When things get out of balance, there is usually the threat of chaos, a shift of weights, values and forces, which leads to our designed world getting out of balance. Whether in climate, health, society or the markets: as soon as one side gains the upper hand, and thus upsets the equilibrium, a snowball effect sets in and everything slides towards it. This fact may seem tempting to those on the receiving end, but we know that an imbalance isn’t future proof. Karl Marx recognised this and called for an equilibrium between capital and labour. However, he probably also realised that a constant levelling is taking place: sometimes one side dominates, then the other. But as long as we strive for the ideal of equilibrium, a balance, we come closer to perfection.

Thus the shaping of the world, if well done, involves a constant striving for balance, and not the lashing of a single position. The continuous weighing between opposites is an art, as in the example of Justicia: not one side is right, but the right balance of both sides leads to the understanding of the problem. Because often problems are such complex and underlying opinions so far apart that achieving a balance seems nearly impossible. German designer and researcher Horst Rittel called these ‘Wicked Problems’. He discovered that they are exceptionally resistant to solving attempts and that the very nature of the problem is only recognised within the solution process itself.
It seems evident that the corona crisis is such a wicked problem. We might only solve it through achieving an equilibrium of various opinions and evidence and by infusing these into an extensive problem-solving process. Are we doing that? Instead, it seems we aim to eliminate the problem by applying simplistic deduction techniques.

Even in organisations, achieving balance is crucial to success. Companies are continually looking for the right balance between costs and revenues, between what the company needs and what the customers need. Because if one side is favoured over the other, the system the constitutes a ‘company’ will not survive in the long run.
Balancing is exceptionally valid for managing companies and organisations. In leadership, too, it is essential to continually weigh up the opinions that flow into decisions and objectives. Leadership aims to find an ideal balance between what can secure the company on the one hand and what can sustain it on the other hand. In other words, a balance between management and design!

The ideal balance also applies to design and management. While on the one hand, administrative competency ensures that resources and means are available when needed; on the other hand, design competency allows creating those offers that are desired by customers and acquired accordingly. Should management dominate leadership, there is a risk to lose effectiveness and customer loyalty. If design has the upper hand, there is a risk to lose efficiency and resources. In both cases, the result is the same; the organisation is not viable in the long run.
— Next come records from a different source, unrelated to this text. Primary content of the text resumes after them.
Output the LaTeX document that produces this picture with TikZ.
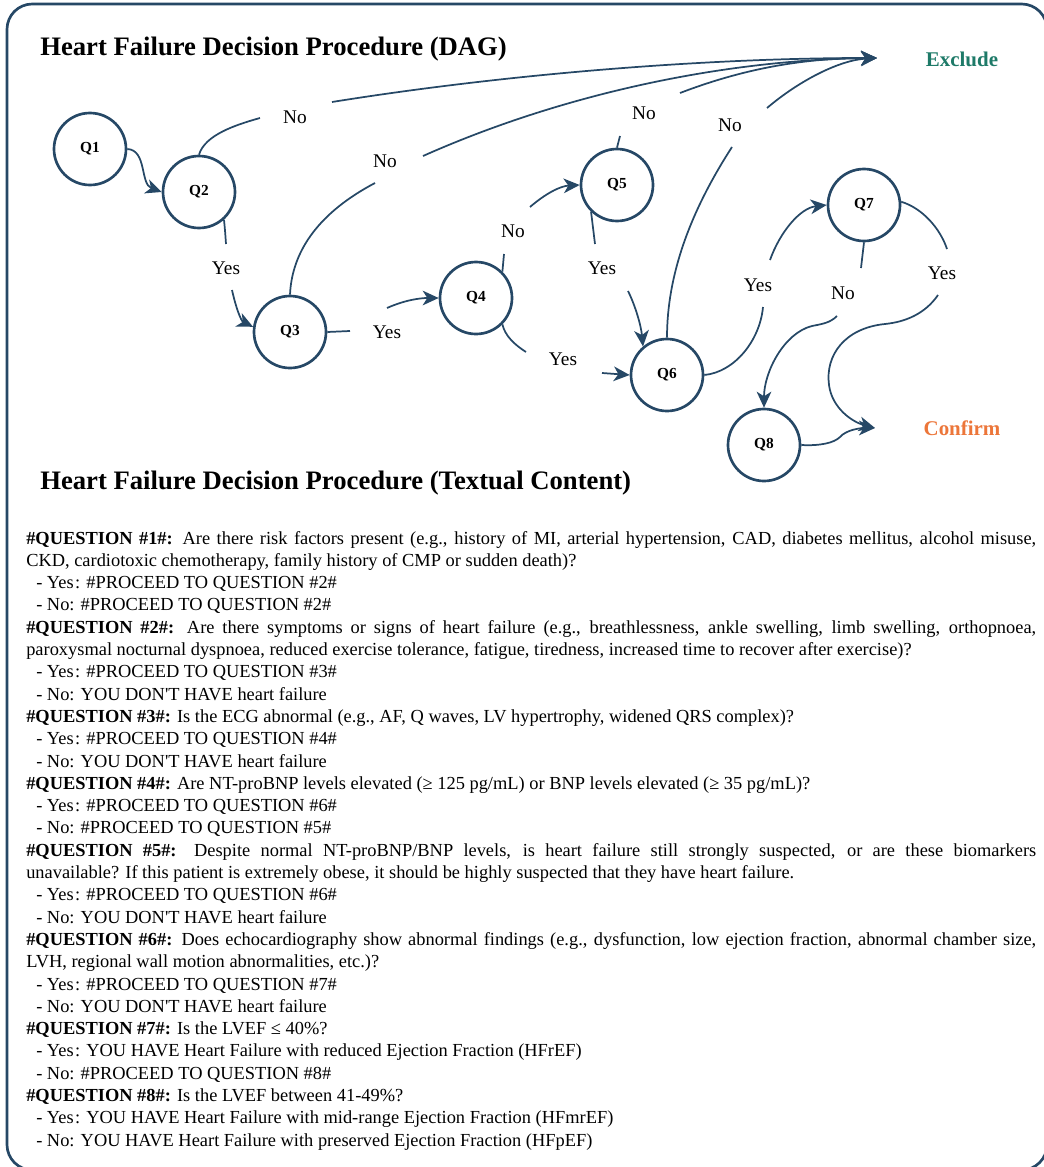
\documentclass[tikz,border=0pt]{standalone}
\usepackage{fontspec}
\newfontfamily\tnr{Liberation Serif}
\usetikzlibrary{arrows.meta,calc}
\definecolor{navy}{RGB}{38,72,102}
\definecolor{exgreen}{RGB}{30,122,104}
\definecolor{cforange}{RGB}{236,118,58}
\begin{document}
\begin{tikzpicture}[x=0.75pt,y=-0.75pt,
  qnode/.style={circle,draw=navy,line width=2pt,minimum size=54pt,inner sep=0pt,font=\tnr\bfseries\fontsize{11.5}{13}\selectfont},
  lbl/.style={inner sep=0pt,font=\tnr\fontsize{14.5}{17}\selectfont},
  conn/.style={draw=navy,line width=1.3pt},
  arr/.style={conn,-{Stealth[length=12pt,width=11pt,inset=3.5pt]}},
  heading/.style={anchor=base west,inner sep=0pt,font=\tnr\bfseries\fontsize{20}{24}\selectfont},
  outcome/.style={inner sep=0pt,font=\tnr\bfseries\fontsize{15.7}{18}\selectfont},
  body/.style={anchor=base west,inner sep=0pt,font=\tnr\fontsize{13.8}{16}\selectfont},
]
\useasboundingbox (0,0) rectangle (1043,1167);
% frame
\draw[navy,line width=2pt,rounded corners=19pt] (7,4) rectangle (1047,1170);

% headings
\node[heading] (h1) at (40,55) {Heart Failure Decision Procedure (DAG)};
\node[heading] (h2) at (40,489) {Heart Failure Decision Procedure (Textual Content)};

% question nodes
\node[qnode] (Q1) at (90,149) {Q1};
\node[qnode] (Q2) at (199,192) {Q2};
\node[qnode] (Q3) at (290,332) {Q3};
\node[qnode] (Q4) at (476,298) {Q4};
\node[qnode] (Q5) at (617,185) {Q5};
\node[qnode] (Q6) at (667,375) {Q6};
\node[qnode] (Q7) at (864,205) {Q7};
\node[qnode] (Q8) at (764,445) {Q8};

% outcomes
\node[outcome,text=exgreen] (exc) at (962,59) {Exclude};
\node[outcome,text=cforange] (cnf) at (962,428) {Confirm};
\coordinate (ex) at (877,58);
\coordinate (cf) at (875,428);

% edge labels
\node[lbl] (l2) at (295,117) {No};
\node[lbl] (l3) at (385,161) {No};
\node[lbl] (l4) at (226,268) {Yes};
\node[lbl] (l5) at (387,332) {Yes};
\node[lbl] (l6) at (513,231) {No};
\node[lbl] (l7) at (563,359) {Yes};
\node[lbl] (l8) at (644,113) {No};
\node[lbl] (l9) at (602,268) {Yes};
\node[lbl] (l10) at (730,125) {No};
\node[lbl] (l11) at (758,285) {Yes};
\node[lbl] (l12) at (843,293) {No};
\node[lbl] (l13) at (942,273) {Yes};

% E1 Q1 -> Q2
\draw[arr] (Q1.east) .. controls (147,150) and (140,184) .. (Q2.west);
% E2 Q2 -> No -> Exclude
\draw[conn] (Q2.north) .. controls (205,135) and (235,125) .. ($(l2)+(-35,1)$);
\draw[arr] ($(l2)+(37,-15)$) .. controls (500,75) and (700,58) .. (ex);
% E3 Q3 -> No -> Exclude
\draw[conn] (Q3.north) .. controls (292,250) and (320,212) .. ($(l3)+(-10,22)$);
\draw[arr] ($(l3)+(38,-5)$) .. controls (560,95) and (720,60) .. (ex);
% E4 Q2 -> Yes -> Q3
\draw[conn] (Q2.-48) .. controls (225,230) .. ($(l4)+(0,-24)$);
\draw[arr] ($(l4)+(6,22)$) .. controls (236,308) and (241,321) .. (Q3.172);
% E5 Q3 -> Yes -> Q4
\draw[conn] (Q3.east) -- ($(l5)+(-37,-1)$);
\draw[arr] ($(l5)+(0,-24)$) .. controls (405,300) and (420,298) .. (Q4.west);
% E6 Q4 -> No -> Q5
\draw[conn] (Q4.45) .. controls (503,262) .. ($(l6)+(-9,23)$);
\draw[arr] ($(l6)+(17,-24)$) .. controls (545,194) and (560,186) .. (Q5.west);
% E7 Q4 -> Yes -> Q6
\draw[conn] (Q4.-45) .. controls (505,336) and (515,345) .. ($(l7)+(-37,-7)$);
\draw[arr] ($(l7)+(39,14)$) -- (Q6.west);
% E8 Q5 -> No -> Exclude
\draw[conn] (Q5.north) -- ($(l8)+(-24,23)$);
\draw[arr] ($(l8)+(36,-20)$) .. controls (740,70) and (800,58) .. (ex);
% E9 Q5 -> Yes -> Q6
\draw[conn] (Q5.-134) .. controls (594,228) .. ($(l9)+(-7,-24)$);
\draw[arr] ($(l9)+(26,23)$) .. controls (635,305) and (641,325) .. (Q6.130);
% E10 Q6 -> No -> Exclude
\draw[conn] (Q6.north) .. controls (667,275) and (690,212) .. ($(l10)+(2,22)$);
\draw[arr] ($(l10)+(37,-17)$) .. controls (800,80) and (840,60) .. (ex);
% E11 Q6 -> Yes -> Q7
\draw[conn] (Q6.east) .. controls (735,372) and (760,340) .. ($(l11)+(5,22)$);
\draw[arr] ($(l11)+(12,-25)$) .. controls (780,232) and (800,208) .. (Q7.west);
% E12 Q7 -> No -> Q8
\draw[conn] (Q7.south) -- ($(l12)+(18,-25)$);
\draw[arr] ($(l12)+(-6,23)$) .. controls (830,323) and (822,324) .. (812,326)
   .. controls (784,333) and (764,372) .. (Q8.north);
% E13 Q7 -> Yes -> Confirm
\draw[conn] (Q7.5) .. controls (922,208) and (940,228) .. ($(l13)+(5,-24)$);
\draw[arr] ($(l13)+(-4,22)$) .. controls (925,314) and (905,322) .. (885,324)
   .. controls (845,328) and (825,355) .. (829,385)
   .. controls (832,408) and (852,422) .. (cf);
% E14 Q8 -> Confirm
\draw[arr] (Q8.east) .. controls (820,446) and (834,443) .. (840,437)
   .. controls (846,430) and (860,428) .. (cf);

% textual content
\node[body] (t1) at (26,544) {\makebox[757.5pt][s]{\textbf{\#QUESTION \#1\#:} Are there risk factors present (e.g., history of MI, arterial hypertension, CAD, diabetes mellitus, alcohol misuse,}};
\node[body] (t2) at (26,566.3) {CKD, cardiotoxic chemotherapy, family history of CMP or sudden death)?};
\node[body] (t3) at (36,588.6) {- Yes\kern1pt: \#PROCEED TO QUESTION \#2\#};
\node[body] (t4) at (36,610.9) {- No: \#PROCEED TO QUESTION \#2\#};
\node[body] (t5) at (26,633.2) {\makebox[757.5pt][s]{\textbf{\#QUESTION \#2\#:} Are there symptoms or signs of heart failure (e.g., breathlessness, ankle swelling, limb swelling, orthopnoea,}};
\node[body] (t6) at (26,655.5) {paroxysmal nocturnal dyspnoea, reduced exercise tolerance, fatigue, tiredness, increased time to recover after exercise)?};
\node[body] (t7) at (36,677.8) {- Yes\kern1pt: \#PROCEED TO QUESTION \#3\#};
\node[body] (t8) at (36,700.1) {- No: YOU DON'T HAVE heart failure};
\node[body] (t9) at (26,722.4) {\textbf{\#QUESTION \#3\#:} Is the ECG abnormal (e.g., AF, Q waves, LV hypertrophy, widened QRS complex)?};
\node[body] (t10) at (36,744.7) {- Yes\kern1pt: \#PROCEED TO QUESTION \#4\#};
\node[body] (t11) at (36,767.0) {- No: YOU DON'T HAVE heart failure};
\node[body] (t12) at (26,789.3) {\textbf{\#QUESTION \#4\#:} Are NT-proBNP levels elevated (≥ 125 pg/mL) or BNP levels elevated (≥ 35 pg/mL)?};
\node[body] (t13) at (36,811.6) {- Yes\kern1pt: \#PROCEED TO QUESTION \#6\#};
\node[body] (t14) at (36,833.9) {- No: \#PROCEED TO QUESTION \#5\#};
\node[body] (t15) at (26,856.2) {\makebox[757.5pt][s]{\textbf{\#QUESTION \#5\#:} Despite normal NT-proBNP/BNP levels, is heart failure still strongly suspected, or are these biomarkers}};
\node[body] (t16) at (26,878.5) {unavailable? If this patient is extremely obese, it should be highly suspected that they have heart failure.};
\node[body] (t17) at (36,900.8) {- Yes\kern1pt: \#PROCEED TO QUESTION \#6\#};
\node[body] (t18) at (36,923.1) {- No: YOU DON'T HAVE heart failure};
\node[body] (t19) at (26,945.4) {\makebox[757.5pt][s]{\textbf{\#QUESTION \#6\#:} Does echocardiography show abnormal findings (e.g., dysfunction, low ejection fraction, abnormal chamber size,}};
\node[body] (t20) at (26,967.7) {LVH, regional wall motion abnormalities, etc.)?};
\node[body] (t21) at (36,990.0) {- Yes\kern1pt: \#PROCEED TO QUESTION \#7\#};
\node[body] (t22) at (36,1012.3) {- No: YOU DON'T HAVE heart failure};
\node[body] (t23) at (26,1034.6) {\textbf{\#QUESTION \#7\#:} Is the LVEF ≤ 40\%?};
\node[body] (t24) at (36,1056.9) {- Yes\kern1pt: YOU HAVE Heart Failure with reduced Ejection Fraction (HFrEF)};
\node[body] (t25) at (36,1079.2) {- No: \#PROCEED TO QUESTION \#8\#};
\node[body] (t26) at (26,1101.5) {\textbf{\#QUESTION \#8\#:} Is the LVEF between 41-49\%?};
\node[body] (t27) at (36,1123.8) {- Yes\kern1pt: YOU HAVE Heart Failure with mid-range Ejection Fraction (HFmrEF)};
\node[body] (t28) at (36,1146.1) {- No: YOU HAVE Heart Failure with preserved Ejection Fraction (HFpEF)};
\end{tikzpicture}
\end{document}
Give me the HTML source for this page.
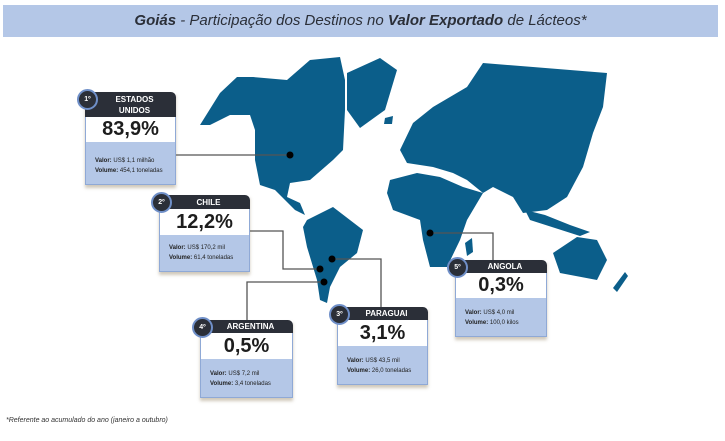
<!DOCTYPE html><html><head><meta charset="utf-8"><style>
body{margin:0;width:725px;height:441px;background:#fff;position:relative;overflow:hidden;font-family:"Liberation Sans",sans-serif}
.t{position:absolute;left:3px;top:5px;width:715px;height:32px;background:#b4c7e7;text-align:center;line-height:32px;font-size:15px;color:#2b2f38;font-style:italic}
.b{position:absolute;box-shadow:0 3px 3px rgba(120,100,60,.35)}
.h{background:#2b2f38;color:#fff;font-weight:bold;font-size:8px;text-align:center;border-radius:5px 5px 0 0;display:flex;align-items:center;justify-content:center;line-height:11px;padding-left:8px}
.w{background:#fff;border:1.5px solid #8fa9d6;border-top:none;border-bottom:none;text-align:center;font-weight:bold;font-size:20px;color:#1d1d1d}
.l{background:#b4c7e7;border:1.5px solid #8fa9d6;border-top:none;font-size:6px;color:#222;padding:0 0 8px 9px;box-sizing:border-box;display:flex;flex-direction:column;justify-content:flex-end;line-height:10px;white-space:nowrap}
.n{position:absolute;left:-8px;top:-3px;width:17px;height:17px;border-radius:50%;background:#2b2f38;border:2px solid #6f8fc8;color:#fff;font-size:7px;font-weight:bold;text-align:center;line-height:17px}
.f{position:absolute;left:6px;top:417px;font-size:7px;font-style:italic;color:#333}
</style></head><body>
<div class="t"><b>Goiás</b> - Participação dos Destinos no <b>Valor Exportado</b> de Lácteos*</div>
<svg width="725" height="441" style="position:absolute;left:0;top:0">
<g fill="#0b5e8a">
<polygon points="200,125 220,93 237,77 253,77 287,80 310,60 340,57 345,80 345,110 343,150 333,160 310,180 290,183 287,197 300,203 305,215 295,210 275,190 260,185 255,160 255,145 255,130 250,115 230,115 210,125"/>
<polygon points="347,73 380,58 397,70 385,110 360,128 347,110"/>
<polygon points="307,220 333,207 363,230 357,253 340,267 330,287 327,303 320,300 317,280 307,247 303,227"/>
<polygon points="390,180 417,173 440,177 463,187 483,193 467,220 460,240 447,267 430,267 423,240 420,220 393,210 387,193"/>
<polygon points="400,150 413,123 433,107 467,87 483,63 533,67 607,73 603,107 593,133 583,167 567,197 547,210 523,213 513,197 493,187 483,193 467,180 453,173 433,167 407,163"/>
<polygon points="553,253 577,237 597,240 607,260 597,280 560,273"/>
<polygon points="525,210 545,215 570,225 590,232 580,236 555,228 530,220"/>
<polygon points="465,243 472,238 473,252 467,256"/>
<polygon points="613,288 625,272 628,276 617,292"/>
<polygon points="385,118 393,116 392,124 384,124"/>
</g>
<g stroke="#555" stroke-width="1.3" fill="none">
<polyline points="176,155 290,155"/><polyline points="250,231 283,231 283,269 320,269"/>
<polyline points="247,320 247,282 324,282"/><polyline points="332,259 381,259 381,307"/>
<polyline points="430,233 493,233 493,260"/></g>
<g fill="#000"><circle cx="290" cy="155" r="3.5"/><circle cx="320" cy="269" r="3.5"/><circle cx="324" cy="282" r="3.5"/><circle cx="332" cy="259" r="3.5"/><circle cx="430" cy="233" r="3.5"/></g>
</svg>
<div class="b" style="left:85px;top:92px;width:91px"><div class="n">1º</div><div class="h" style="height:25px">ESTADOS<br>UNIDOS</div><div class="w" style="height:25px;line-height:25px">83,9%</div><div class="l" style="height:43px"><span><b>Valor:</b> US$ 1,1 milhão</span><span><b>Volume:</b> 454,1 toneladas</span></div></div>
<div class="b" style="left:159px;top:195px;width:91px"><div class="n">2º</div><div class="h" style="height:14px">CHILE</div><div class="w" style="height:26px;line-height:26px">12,2%</div><div class="l" style="height:37px"><span><b>Valor:</b> US$ 170,2 mil</span><span><b>Volume:</b> 61,4 toneladas</span></div></div>
<div class="b" style="left:337px;top:307px;width:91px"><div class="n">3º</div><div class="h" style="height:13px">PARAGUAI</div><div class="w" style="height:26px;line-height:26px">3,1%</div><div class="l" style="height:39px"><span><b>Valor:</b> US$ 43,5 mil</span><span><b>Volume:</b> 26,0 toneladas</span></div></div>
<div class="b" style="left:200px;top:320px;width:93px"><div class="n">4º</div><div class="h" style="height:13px">ARGENTINA</div><div class="w" style="height:26px;line-height:26px">0,5%</div><div class="l" style="height:39px"><span><b>Valor:</b> US$ 7,2 mil</span><span><b>Volume:</b> 3,4 toneladas</span></div></div>
<div class="b" style="left:455px;top:260px;width:92px"><div class="n">5º</div><div class="h" style="height:13px">ANGOLA</div><div class="w" style="height:25px;line-height:25px">0,3%</div><div class="l" style="height:39px"><span><b>Valor:</b> US$ 4,0 mil</span><span><b>Volume:</b> 100,0 kilos</span></div></div>
<div class="f">*Referente ao acumulado do ano (janeiro a outubro)</div>
</body></html>
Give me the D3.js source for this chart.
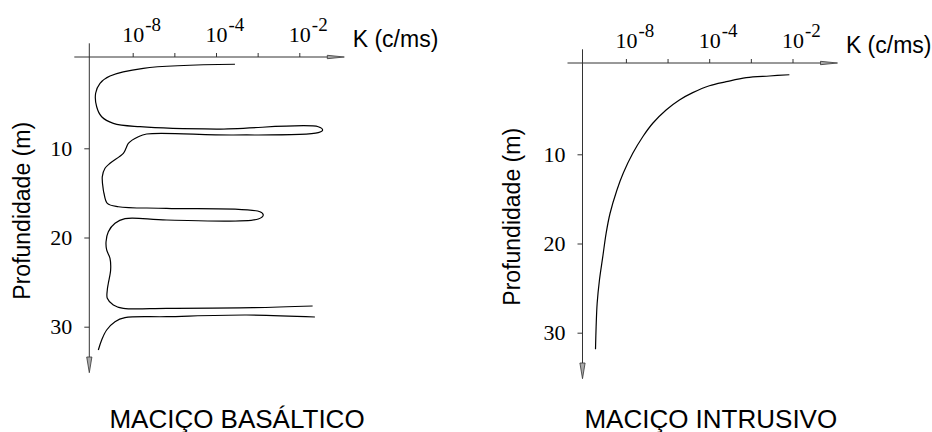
<!DOCTYPE html>
<html>
<head>
<meta charset="utf-8">
<script src="https://cdn.jsdelivr.net/npm/d3@7"></script>
<style>
  body { margin: 0; background: #fff; }
  svg { display: block; }
</style>
</head>
<body>
<svg width="932" height="432"></svg>
<script>
// x axis: log10 of K, ticks every 2 decades (labels copied as printed)
var kTicks = [-8, -6, -4, -2, 0];
var kTickLabels = ["-8", "", "-4", "", "-2"];
var depthTicks = [10, 20, 30];

// Maciço basáltico - curve is drawn in two pieces (gap between 27.7 and 28.9 m)
var basaltUpperLogK = [-3.09, -7.49, -9.09, -9.57, -9.78, -9.73, -9.49, -8.93, -7.65, -3.97, 0.91, 1.12, 0.91, -3.17, -7.33, -7.73, -8.21, -8.32, -8.45, -9.09, -9.33, -9.46, -9.41, -9.38, -9.22, -8.69, -6.37, -1.89, -1.73, -1.97, -6.37, -8.37, -8.85, -9.17, -9.28, -9.25, -9.09, -9.06, -9.17, -9.22, -9.22, -8.93, -8.45, -6.37, -2.21, 0.64];
var basaltUpperDepth = [0.58, 1.03, 1.89, 2.71, 3.83, 5.34, 6.46, 7.20, 7.58, 7.84, 7.58, 7.95, 8.25, 8.51, 8.40, 8.70, 9.44, 10.0, 10.56, 11.68, 12.24, 13.18, 14.67, 15.04, 16.17, 16.55, 16.73, 17.11, 17.48, 17.93, 18.04, 17.89, 18.41, 19.35, 20.47, 21.40, 22.33, 23.64, 25.13, 25.89, 26.82, 27.57, 27.94, 27.94, 27.87, 27.68];
var basaltLowerLogK = [0.75, -2.53, -6.37, -8.37, -8.85, -9.25, -9.49, -9.65];
var basaltLowerDepth = [28.91, 28.69, 28.88, 28.99, 29.44, 30.37, 31.49, 32.61];

// Maciço intrusivo
var intrusiveLogK = [-0.15, -1.11, -2.22, -3.18, -3.99, -4.79, -5.43, -6.07, -6.71, -7.19, -7.67, -8.13, -8.43, -8.76, -8.95, -9.11, -9.27, -9.38, -9.43, -9.46];
var intrusiveDepth = [1.08, 1.22, 1.41, 1.86, 2.31, 3.09, 3.91, 5.03, 6.52, 8.03, 9.89, 12.13, 14.0, 16.61, 18.86, 21.48, 24.09, 26.70, 29.33, 31.86];

var svg = d3.select('svg');
var serif = '"Liberation Serif", "Times New Roman", Times, serif';
var sans = '"Liberation Sans", Arial, sans-serif';

// shared scales (panel-local coordinates, origin = axes crossing)
var xScale = d3.scaleLinear().domain([-8, 0]).range([43.4, 210.0]);
var yScale = d3.scaleLinear().domain([0, 30]).range([2.1, 269.7]);

function zip(xs, ys) {
  return xs.map(function(v, i) { return [v, ys[i]]; });
}

var line = d3.line()
  .x(function(d) { return xScale(d[0]); })
  .y(function(d) { return yScale(d[1]); })
  .curve(d3.curveCatmullRom.alpha(0.5));

function drawPanel(ox, oy, curves, ylabelX) {
  var g = svg.append('g').attr('transform', 'translate(' + ox + ',' + oy + ')');

  // top axis (K)
  var xAxis = g.append('g')
    .call(d3.axisTop(xScale).tickValues(kTicks).tickSize(4).tickSizeOuter(0).tickFormat(''));
  xAxis.select('.domain').remove();
  xAxis.selectAll('.tick line').attr('stroke', '#333');
  xAxis.selectAll('.tick text').remove();
  xAxis.selectAll('.tick').each(function(d, i) {
    if (!kTickLabels[i]) return;
    var t = d3.select(this).append('text')
      .attr('x', -11).attr('y', -14.7)
      .attr('text-anchor', 'start')
      .attr('fill', '#000')
      .style('font-family', serif).style('font-size', '22px');
    t.append('tspan').text('10');
    t.append('tspan').attr('dx', 1).attr('dy', -11.6).style('font-size', '19px').text(kTickLabels[i]);
  });

  g.append('line')
    .attr('x1', -15).attr('x2', 240).attr('y1', 0).attr('y2', 0)
    .attr('stroke', '#333').attr('stroke-width', 1);
  g.append('path')
    .attr('d', 'M238,-1.7L255,0L238,1.7Z')
    .attr('fill', '#aaa').attr('stroke', '#333').attr('stroke-width', 0.8);

  g.append('text')
    .attr('x', 263.4).attr('y', -10.3)
    .style('font-family', sans).style('font-size', '23px')
    .text('K (c/ms)');

  // left axis (depth)
  var yAxis = g.append('g')
    .call(d3.axisLeft(yScale).tickValues(depthTicks).tickSize(5).tickSizeOuter(0).tickPadding(12));
  yAxis.select('.domain').remove();
  yAxis.selectAll('.tick line').attr('stroke', '#333');
  yAxis.selectAll('.tick text')
    .attr('fill', '#000')
    .style('font-family', serif).style('font-size', '22px');

  g.append('line')
    .attr('x1', 0).attr('x2', 0).attr('y1', -13.7).attr('y2', 302)
    .attr('stroke', '#333').attr('stroke-width', 1);
  g.append('path')
    .attr('d', 'M-2.6,300L0,315.7L2.6,300Z')
    .attr('fill', '#aaa').attr('stroke', '#333').attr('stroke-width', 0.8);

  g.append('text')
    .attr('transform', 'translate(' + ylabelX + ',153.8) rotate(-90)')
    .attr('text-anchor', 'middle')
    .style('font-family', sans).style('font-size', '23px')
    .text('Profundidade (m)');

  curves.forEach(function(c) {
    g.append('path')
      .datum(c)
      .attr('d', line)
      .attr('fill', 'none')
      .attr('stroke', '#000')
      .attr('stroke-width', 1.2);
  });
}

drawPanel(89.3, 57, [zip(basaltUpperLogK, basaltUpperDepth), zip(basaltLowerLogK, basaltLowerDepth)], -59.3);
drawPanel(582.5, 63, [zip(intrusiveLogK, intrusiveDepth)], -62.7);

svg.append('text')
  .attr('x', 237).attr('y', 428)
  .attr('text-anchor', 'middle')
  .style('font-family', sans).style('font-size', '26px')
  .text('MACIÇO BASÁLTICO');
svg.append('text')
  .attr('x', 710.8).attr('y', 428)
  .attr('text-anchor', 'middle')
  .style('font-family', sans).style('font-size', '26px')
  .text('MACIÇO INTRUSIVO');
</script>
</body>
</html>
Most managers find it extremely difficult to strike a balance. Not because they don’t know what makes for success, but rather because they don’t have the necessary competency – many managers cannot comprehend design! They focus their management work on administration because that is what they do best. It is not without reason that they have completed an MBA. The organisation is mirroring this preference: it prefers to be managed. Most employees also choose to be managed, as it secures their income and reduces the risk of making mistakes. Who wants to be punished because an urge to design could create new realities that might turn out to be failures? Instead, do what the boss says, and continue with whatever, which does not get anyone any further.

Successful and resilient organisations and leaders recognise this and act accordingly. They consciously take the risk that designing may result in an uncertain outcome, but that it will create new potential. At the same time, they secure the organisation in such a way that sufficient resources are available to implement any new potential. They strive to achieve the ideal balance; by weighing seemingly contradictory opinions and facts to design a solution that can solve their wicked problems. In this way, they not only secure the present but also shape their and our future for the better.